Aménager des terminaux de transport combiné
Les flux de marchandises susceptibles d’être transportées par voie ferrée sont issus des différents sites portuaires, terminaux, zones logistiques, entrepôts, etc. Chacun de ces sites génère le plus souvent un trafic insuffisant pour permettre à lui seul le remplissage de trains complets, privilégiant naturellement le recours au transport routier.

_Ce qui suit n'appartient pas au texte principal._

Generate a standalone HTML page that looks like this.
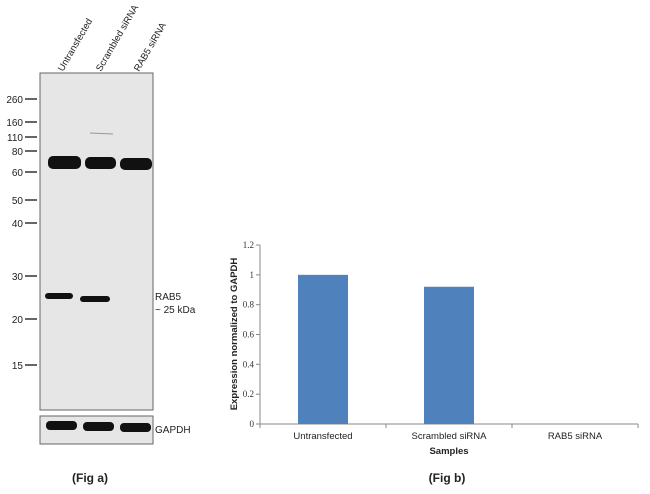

Le recours au rail peut devenir pertinent si les marchandises sont regroupées depuis ces différents sites sur un point d’injection unique sur le réseau ferroviaire.
L’outil le plus adapté à cet objectif est alors un terminal de transport combiné, situé au cœur de la zone portuaire : ce terminal recueille les conteneurs collectés sur les différents sites portuaires, transportés sur quelques kilomètres par voie routière ou par navettes ferroviaires ; il dispose d’équipements de manutention permettant de regrouper ces marchandises pour constituer des trains complets qui sont alors injectés sur le réseau ferroviaire.
Des perspectives encourageantes
Les trafics globaux des ports français restent incertains ces dernières années, fragilisés par les mutations industrielles de leur hinterland.
“ Le trafic conteneurisé des ports français a progressé de 6 % en 2013 ”
En revanche, la réforme portuaire porte ses fruits dans le domaine du transport par conteneurs : le trafic conteneurisé des ports français a progressé de 5 % en 2012 et de 6 % en 2013. Or, les parts modales se maintiennent globalement à l’échelon national, permettant ainsi au fret ferroviaire de bénéficier de cette croissance.
Cette progression est à mettre en regard de la croissance du volume global de fret ferroviaire conteneurisé (+ 12 % en 2012, + 4,5 % en 2013).
Ces tendances sont évidemment trop récentes, et trop proches des bouleversements issus de la crise économique de 2008–2010 pour être pleinement représentatives ; elles illustrent néanmoins les synergies à rechercher entre transport maritime et transport ferroviaire.